Notes on Flying… and Cookies

“Okay, we just had an engine failure,” Martin says.

I strain my ears and lean forward.  My eyes squint a little as I strain to listen.  The engine sounds perfectly normal to me.  So I look over at him with my nose crinkled in question.  ”The engine seems fine to me.”  I’m wondering if I should be panicking for not even noticing we’re about to plummet to our death.  Here I am, just flying along like nothing is wrong.

A long, exasperated breath floods my headset.  ”We’re trying to simulate a failure,” Martin answers.  His voice sounds tense, and I can tell he’s trying not to be annoyed.

The thing is my husband can notice mechanical problems that most women would never even notice.  Heck, maybe most men wouldn’t either.  Three weeks ago, he kept straining to hear this low whistling noise when we driving on the interstate to go grocery shopping in “the big city”.  He swore this awful whistling was coming from the front of the passenger’s side.  Could I hear it?  Why couldn’t I hear it?  I, of course, heard absolutely nothing wrong and wanted to continue to listen to our audiobook.  But I couldn’t.  We pulled over, and there was nothing wrong with the engine or the tire, or anything else.  In fact, we didn’t really have a problem at all.  A piece of tumbleweed was caught above the tire.

So he notices things I don’t.  And maybe I couldn’t hear that, but I sure as heck knew that our engine was still running when we were flying.  I could hear that.

That’s one of the problems with learning to fly with your spouse.

* * *

Another lesson two weeks ago.

The first time I went flying at night, I got the first kiss from my soon-to-be husband.  The last time? Well let’s just say I got the opposite of a kiss.  (I much more prefer the kiss.)  Martin was mad.
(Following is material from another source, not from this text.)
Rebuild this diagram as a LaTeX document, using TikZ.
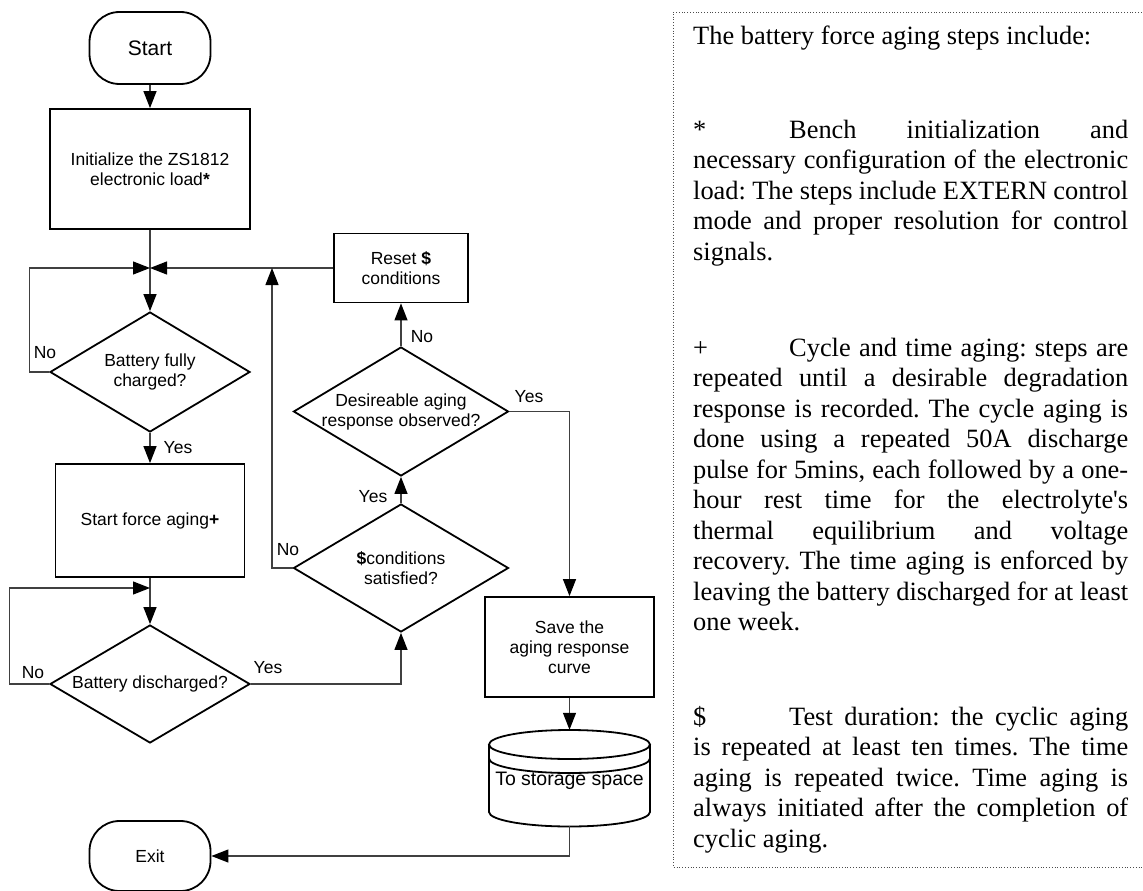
\documentclass[tikz,border=0pt]{standalone}
\usepackage{fontspec}
\setmainfont{Liberation Sans}
\newfontfamily\timesfam{Liberation Serif}
\usetikzlibrary{arrows.meta,shapes.geometric,calc}
\begin{document}
\begin{tikzpicture}[x=1pt,y=-1pt,
  box/.style={draw=black, line width=1.8pt, rectangle, align=center, inner sep=0pt, font=\fontsize{17.5}{20}\selectfont},
  term/.style={draw=black, line width=1.8pt, rectangle, rounded corners=30pt, inner sep=0pt, minimum width=121pt},
  dia/.style={draw=black, line width=1.8pt, diamond, aspect=1.67, align=center, inner sep=-8pt, font=\fontsize{17.5}{20}\selectfont},
  conn/.style={draw=black!75, line width=1.2pt},
  arr/.style={conn, -{Triangle[length=17pt,width=13pt,color=black]}},
  lbl/.style={font=\fontsize{17.5}{20}\selectfont, inner sep=0pt},
  para/.style={anchor=base west, inner sep=0pt, text width=435pt, align=justify, font=\timesfam\fontsize{26.4}{30.5}\selectfont},
  frame/.style={draw=black!70, dotted, line width=0.8pt}
]
\useasboundingbox (0,0) rectangle (1143,891);

% flowchart nodes
\node[term, minimum height=72pt, font=\fontsize{21}{25}\selectfont] (start) at (150,48) {Start};
\node[box, minimum width=200pt, minimum height=120pt] (init) at (150,169) {Initialize the ZS1812\\electronic load\textbf{*}};
\coordinate (j1) at (150,268);
\node[dia, minimum width=200pt, minimum height=120pt] (d1) at (150,372) {Battery fully\\charged?};
\node[box, minimum width=189pt, minimum height=113pt] (force) at (150,520.5) {Start force aging\textbf{+}};
\coordinate (j3) at (150,588);
\node[dia, minimum width=200pt, minimum height=118pt] (d2) at (150,684) {Battery discharged?};
\node[term, minimum height=70pt, font=\fontsize{17.5}{20}\selectfont] (exit) at (150,856) {Exit};

\node[box, minimum width=134pt, minimum height=69pt] (reset) at (401,268) {Reset \textbf{\$}\\conditions};
\coordinate (j2) at (272,268);
\node[dia, minimum width=215pt, minimum height=129pt] (desire) at (401,411.5) {Desireable aging\\response observed?};
\node[dia, minimum width=215pt, minimum height=128pt] (cond) at (401,568) {\textbf{\$}conditions\\satisfied?};
\node[box, minimum width=169pt, minimum height=100pt] (save) at (569.5,647) {Save the\\aging response\\curve};

% storage cylinder
\node[rectangle, inner sep=0pt, minimum width=161pt, minimum height=96pt] (store) at (569.5,778) {};
\node[lbl, font=\fontsize{19.5}{22}\selectfont] (storetext) at (569.5,781) {To storage space};
\begin{scope}[line width=1.8pt, draw=black]
  \draw (569.5,744.5) ellipse [x radius=80.5pt, y radius=14.5pt];
  \draw (489,758.5) arc[start angle=180, end angle=360, x radius=80.5pt, y radius=14.5pt];
  \draw (489,744.5) -- (489,812) arc[start angle=180, end angle=360, x radius=80.5pt, y radius=14.5pt] -- (650,744.5);
\end{scope}

% connectors
\draw[arr] (start) -- (init);
\draw[conn] (init) -- (j1);
\draw[arr] (j1) -- (d1);
\draw[arr] (d1.west) -- ++(-20,0) |- (j1);
\draw[arr] (reset.west) -- (j1);
\draw[arr] (cond.west) -| (j2);
\draw[arr] (desire) -- (reset);
\draw[arr] (desire.east) -| (save.north);
\draw[arr] (cond) -- (desire);
\draw[arr] (d1) -- (force);
\draw[conn] (force) -- (j3);
\draw[arr] (j3) -- (d2);
\draw[arr] (d2.west) -- ++(-40,0) |- (j3);
\draw[arr] (d2.east) -| (cond.south);
\draw[arr] (save) -- (store);
\draw[arr] (store.south) |- (exit.east);

% connector labels
\node[lbl] (l1) at (45,353) {No};
\node[lbl] (l2) at (178,448) {Yes};
\node[lbl] (l3) at (422,337) {No};
\node[lbl] (l4) at (529,397) {Yes};
\node[lbl] (l5) at (373,497) {Yes};
\node[lbl] (l6) at (288,550) {No};
\node[lbl] (l7) at (33,673) {No};
\node[lbl] (l8) at (268,668) {Yes};

% notes frame
\draw[frame] (1150,12) -- (673,12) -- (673,867) -- (1150,867);

\node[para] (p0) at (693,45) {\frenchspacing\tolerance=10000\relax The battery force aging steps include:};
\node[para] (p1) at (693,138) {\frenchspacing\tolerance=10000\hyphenpenalty=10000\relax
\makebox[96pt][l]{*}Bench initialization and\linebreak
necessary configuration of the electronic\linebreak
load: The steps include EXTERN control\linebreak
mode and proper resolution for control\linebreak
signals.};
\node[para] (p2) at (693,356) {\frenchspacing\tolerance=10000\hyphenpenalty=10000\relax
\makebox[96pt][l]{+}Cycle and time aging: steps are\linebreak
repeated until a desirable degradation\linebreak
response is recorded. The cycle aging is\linebreak
done using a repeated 50A discharge\linebreak
pulse for 5mins, each followed by a one-\linebreak
hour rest time for the electrolyte\textquotesingle s\linebreak
thermal equilibrium and voltage\linebreak
recovery. The time aging is enforced by\linebreak
leaving the battery discharged for at least\linebreak
one week.};
\node[para] (p3) at (693,725) {\frenchspacing\tolerance=10000\hyphenpenalty=10000\relax
\makebox[96pt][l]{\$}Test duration: the cyclic aging\linebreak
is repeated at least ten times. The time\linebreak
aging is repeated twice. Time aging is\linebreak
always initiated after the completion of\linebreak
cyclic aging.};
\end{tikzpicture}
\end{document}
I’m sort of liking the pilot’s seat now, which means I need three hours of night flying and ten landings as part of earning my license.  Landing a plane at night is like driving down the highway in the dark, without headlights – scary, confusing, and harder than heck to see.  It’s just another one of those things that experienced pilots make seem so easy.

Come fly with me at night and you will see it is not easy, and any experienced pilot like my husband might freak out just a tad.

But I will keep practicing.  I want those kisses back.

* * *

I’m trying to figure out how to do 45-degree turns better.  They’re the kind of maneuver that could make you revisit your lunch in about five seconds.

The very basic idea is that you have to start in one position – say facing 180 degrees – and make a complete circle until you’re facing 180 degrees again.  Your wings must tip 45 degrees through the entire turn.  So those of you who understand physics (i.e. definitely not me), you can guess where the challenge is.  You have to maintain altitude.  It means I cannot let the plane descend 1,000 feet per minute like it wants to.  I cannot let a 500 feet per minute descent happen.  (You see where the returning lunch comes in, no?)  I practiced these turns over and over on Monday morning.  It takes so much arm strength that now it hurts to stir cookie dough.

You can laugh, but we’re on a crunch.  The pickings in the fridge and freezer are getting slim.  We’re eating a lot of oatmeal because we have a lot of oatmeal.  We’re eating a lot of black beans because… well you get the idea.  We have ONE last bag of chocolate chips – a luxury item you cannot find in Germany.  And if you come over tomorrow, you can share some of these amazing cookies with us.

But I must warn you: come after lunch.